SUPPLIED DATA
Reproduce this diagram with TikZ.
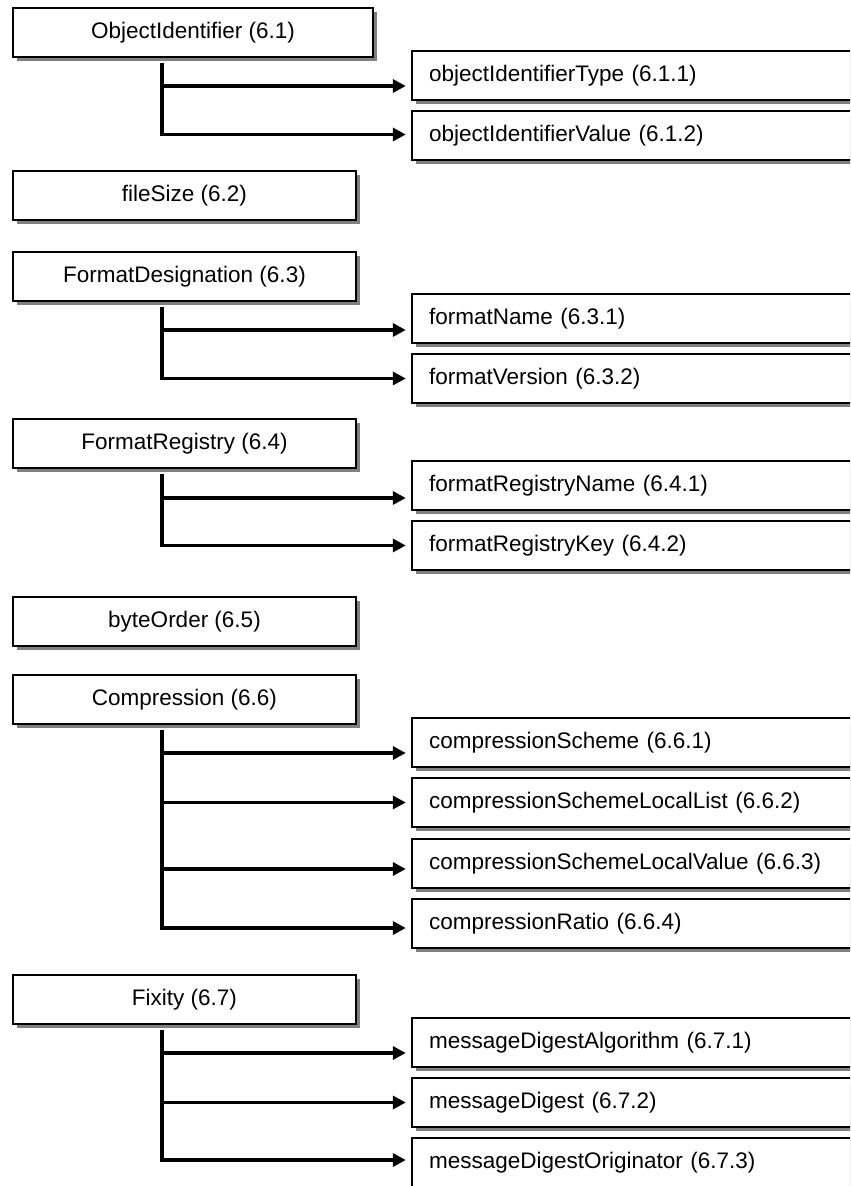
\documentclass[tikz,border=0pt]{standalone}
\usepackage{fontspec}
\setmainfont{Liberation Sans}
\usetikzlibrary{shadows,arrows.meta}
\begin{document}
\begin{tikzpicture}[x=0.5pt,y=-0.5pt,
  parentbox/.style={draw=black, line width=1pt, fill=white, rectangle,
    minimum height=24.5pt, minimum width=171.5pt, inner sep=0pt,
    anchor=north west, font=\fontsize{11.25}{13}\selectfont,
    drop shadow={shadow xshift=2pt, shadow yshift=-2pt, fill=black!50, opacity=1}},
  kidbox/.style={parentbox, text width=220pt, align=left, inner xsep=8.5pt},
  conn/.style={line width=1.8pt, -{Triangle[length=6.5pt,width=6.5pt]}, shorten >=2.6pt}]
\useasboundingbox (0,0) rectangle (850,1186);
\clip (0,0) rectangle (850,1186);

% 6.1
\node[parentbox, minimum width=180pt] (oi) at (12,7) {ObjectIdentifier (6.1)};
\node[kidbox] (oit) at (411,50) {objectIdentifierType (6.1.1)};
\node[kidbox] (oiv) at (411,110) {objectIdentifierValue (6.1.2)};
% 6.2
\node[parentbox] (fs) at (12,170) {fileSize (6.2)};
% 6.3
\node[parentbox] (fd) at (12,251) {FormatDesignation (6.3)};
\node[kidbox] (fdn) at (411,293) {formatName (6.3.1)};
\node[kidbox] (fdv) at (411,353) {formatVersion (6.3.2)};
% 6.4
\node[parentbox] (fr) at (12,418) {FormatRegistry (6.4)};
\node[kidbox] (frn) at (411,460) {formatRegistryName (6.4.1)};
\node[kidbox] (frk) at (411,520) {formatRegistryKey (6.4.2)};
% 6.5
\node[parentbox] (bo) at (12,596) {byteOrder (6.5)};
% 6.6
\node[parentbox] (cp) at (12,674) {Compression (6.6)};
\node[kidbox] (cs) at (411,717) {compressionScheme (6.6.1)};
\node[kidbox] (cll) at (411,777) {compressionSchemeLocalList (6.6.2)};
\node[kidbox] (clv) at (411,838) {compressionSchemeLocalValue (6.6.3)};
\node[kidbox] (cr) at (411,898) {compressionRatio (6.6.4)};
% 6.7
\node[parentbox] (fx) at (12,974) {Fixity (6.7)};
\node[kidbox] (mda) at (411,1017) {messageDigestAlgorithm (6.7.1)};
\node[kidbox] (md) at (411,1077) {messageDigest (6.7.2)};
\node[kidbox] (mdo) at (411,1137) {messageDigestOriginator (6.7.3)};

% arrow targets
\coordinate (a-oit) at ([yshift=-5.25pt]oit.west);
\coordinate (a-oiv) at ([yshift=0.5pt]oiv.west);
\coordinate (a-fdn) at ([yshift=-5.75pt]fdn.west);
\coordinate (a-fdv) at (fdv.west);
\coordinate (a-frn) at ([yshift=-6.25pt]frn.west);
\coordinate (a-frk) at (frk.west);
\coordinate (a-cs) at ([yshift=-5.25pt]cs.west);
\coordinate (a-cll) at (cll.west);
\coordinate (a-clv) at ([yshift=-2.75pt]clv.west);
\coordinate (a-cr) at ([yshift=-2.25pt]cr.west);
\coordinate (a-mda) at ([yshift=-5.25pt]mda.west);
\coordinate (a-md) at (md.west);
\coordinate (a-mdo) at ([yshift=1.25pt]mdo.west);

% trunk tops (just below the shadow)
\coordinate (v-oi) at ([xshift=75pt,yshift=-2.5pt]oi.south west);
\coordinate (v-fd) at ([xshift=75pt,yshift=-2.5pt]fd.south west);
\coordinate (v-fr) at ([xshift=75pt,yshift=-2.5pt]fr.south west);
\coordinate (v-cp) at ([xshift=75pt,yshift=-2.5pt]cp.south west);
\coordinate (v-fx) at ([xshift=75pt,yshift=-2.5pt]fx.south west);

% connectors
\draw[conn] (v-oi) |- (a-oiv);
\draw[conn] (v-oi |- a-oit) -- (a-oit);

\draw[conn] (v-fd) |- (a-fdv);
\draw[conn] (v-fd |- a-fdn) -- (a-fdn);

\draw[conn] (v-fr) |- (a-frk);
\draw[conn] (v-fr |- a-frn) -- (a-frn);

\draw[conn] (v-cp) |- (a-cr);
\draw[conn] (v-cp |- a-cs) -- (a-cs);
\draw[conn] (v-cp |- a-cll) -- (a-cll);
\draw[conn] (v-cp |- a-clv) -- (a-clv);

\draw[conn] (v-fx) |- (a-mdo);
\draw[conn] (v-fx |- a-mda) -- (a-mda);
\draw[conn] (v-fx |- a-md) -- (a-md);
\end{tikzpicture}
\end{document}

INSTRUCTION
Leave out the pictures and restate everything else word for word.

RESULT OF THE EXERCISE
Reproduce this diagram with TikZ.
\documentclass[tikz,border=0pt]{standalone}
\usepackage{fontspec}
\setmainfont{Liberation Sans}
\usetikzlibrary{shadows,arrows.meta}
\begin{document}
\begin{tikzpicture}[x=0.5pt,y=-0.5pt,
  parentbox/.style={draw=black, line width=1pt, fill=white, rectangle,
    minimum height=24.5pt, minimum width=171.5pt, inner sep=0pt,
    anchor=north west, font=\fontsize{11.25}{13}\selectfont,
    drop shadow={shadow xshift=2pt, shadow yshift=-2pt, fill=black!50, opacity=1}},
  kidbox/.style={parentbox, text width=220pt, align=left, inner xsep=8.5pt},
  conn/.style={line width=1.8pt, -{Triangle[length=6.5pt,width=6.5pt]}, shorten >=2.6pt}]
\useasboundingbox (0,0) rectangle (850,1186);
\clip (0,0) rectangle (850,1186);

% 6.1
\node[parentbox, minimum width=180pt] (oi) at (12,7) {ObjectIdentifier (6.1)};
\node[kidbox] (oit) at (411,50) {objectIdentifierType (6.1.1)};
\node[kidbox] (oiv) at (411,110) {objectIdentifierValue (6.1.2)};
% 6.2
\node[parentbox] (fs) at (12,170) {fileSize (6.2)};
% 6.3
\node[parentbox] (fd) at (12,251) {FormatDesignation (6.3)};
\node[kidbox] (fdn) at (411,293) {formatName (6.3.1)};
\node[kidbox] (fdv) at (411,353) {formatVersion (6.3.2)};
% 6.4
\node[parentbox] (fr) at (12,418) {FormatRegistry (6.4)};
\node[kidbox] (frn) at (411,460) {formatRegistryName (6.4.1)};
\node[kidbox] (frk) at (411,520) {formatRegistryKey (6.4.2)};
% 6.5
\node[parentbox] (bo) at (12,596) {byteOrder (6.5)};
% 6.6
\node[parentbox] (cp) at (12,674) {Compression (6.6)};
\node[kidbox] (cs) at (411,717) {compressionScheme (6.6.1)};
\node[kidbox] (cll) at (411,777) {compressionSchemeLocalList (6.6.2)};
\node[kidbox] (clv) at (411,838) {compressionSchemeLocalValue (6.6.3)};
\node[kidbox] (cr) at (411,898) {compressionRatio (6.6.4)};
% 6.7
\node[parentbox] (fx) at (12,974) {Fixity (6.7)};
\node[kidbox] (mda) at (411,1017) {messageDigestAlgorithm (6.7.1)};
\node[kidbox] (md) at (411,1077) {messageDigest (6.7.2)};
\node[kidbox] (mdo) at (411,1137) {messageDigestOriginator (6.7.3)};

% arrow targets
\coordinate (a-oit) at ([yshift=-5.25pt]oit.west);
\coordinate (a-oiv) at ([yshift=0.5pt]oiv.west);
\coordinate (a-fdn) at ([yshift=-5.75pt]fdn.west);
\coordinate (a-fdv) at (fdv.west);
\coordinate (a-frn) at ([yshift=-6.25pt]frn.west);
\coordinate (a-frk) at (frk.west);
\coordinate (a-cs) at ([yshift=-5.25pt]cs.west);
\coordinate (a-cll) at (cll.west);
\coordinate (a-clv) at ([yshift=-2.75pt]clv.west);
\coordinate (a-cr) at ([yshift=-2.25pt]cr.west);
\coordinate (a-mda) at ([yshift=-5.25pt]mda.west);
\coordinate (a-md) at (md.west);
\coordinate (a-mdo) at ([yshift=1.25pt]mdo.west);

% trunk tops (just below the shadow)
\coordinate (v-oi) at ([xshift=75pt,yshift=-2.5pt]oi.south west);
\coordinate (v-fd) at ([xshift=75pt,yshift=-2.5pt]fd.south west);
\coordinate (v-fr) at ([xshift=75pt,yshift=-2.5pt]fr.south west);
\coordinate (v-cp) at ([xshift=75pt,yshift=-2.5pt]cp.south west);
\coordinate (v-fx) at ([xshift=75pt,yshift=-2.5pt]fx.south west);

% connectors
\draw[conn] (v-oi) |- (a-oiv);
\draw[conn] (v-oi |- a-oit) -- (a-oit);

\draw[conn] (v-fd) |- (a-fdv);
\draw[conn] (v-fd |- a-fdn) -- (a-fdn);

\draw[conn] (v-fr) |- (a-frk);
\draw[conn] (v-fr |- a-frn) -- (a-frn);

\draw[conn] (v-cp) |- (a-cr);
\draw[conn] (v-cp |- a-cs) -- (a-cs);
\draw[conn] (v-cp |- a-cll) -- (a-cll);
\draw[conn] (v-cp |- a-clv) -- (a-clv);

\draw[conn] (v-fx) |- (a-mdo);
\draw[conn] (v-fx |- a-mda) -- (a-mda);
\draw[conn] (v-fx |- a-md) -- (a-md);
\end{tikzpicture}
\end{document}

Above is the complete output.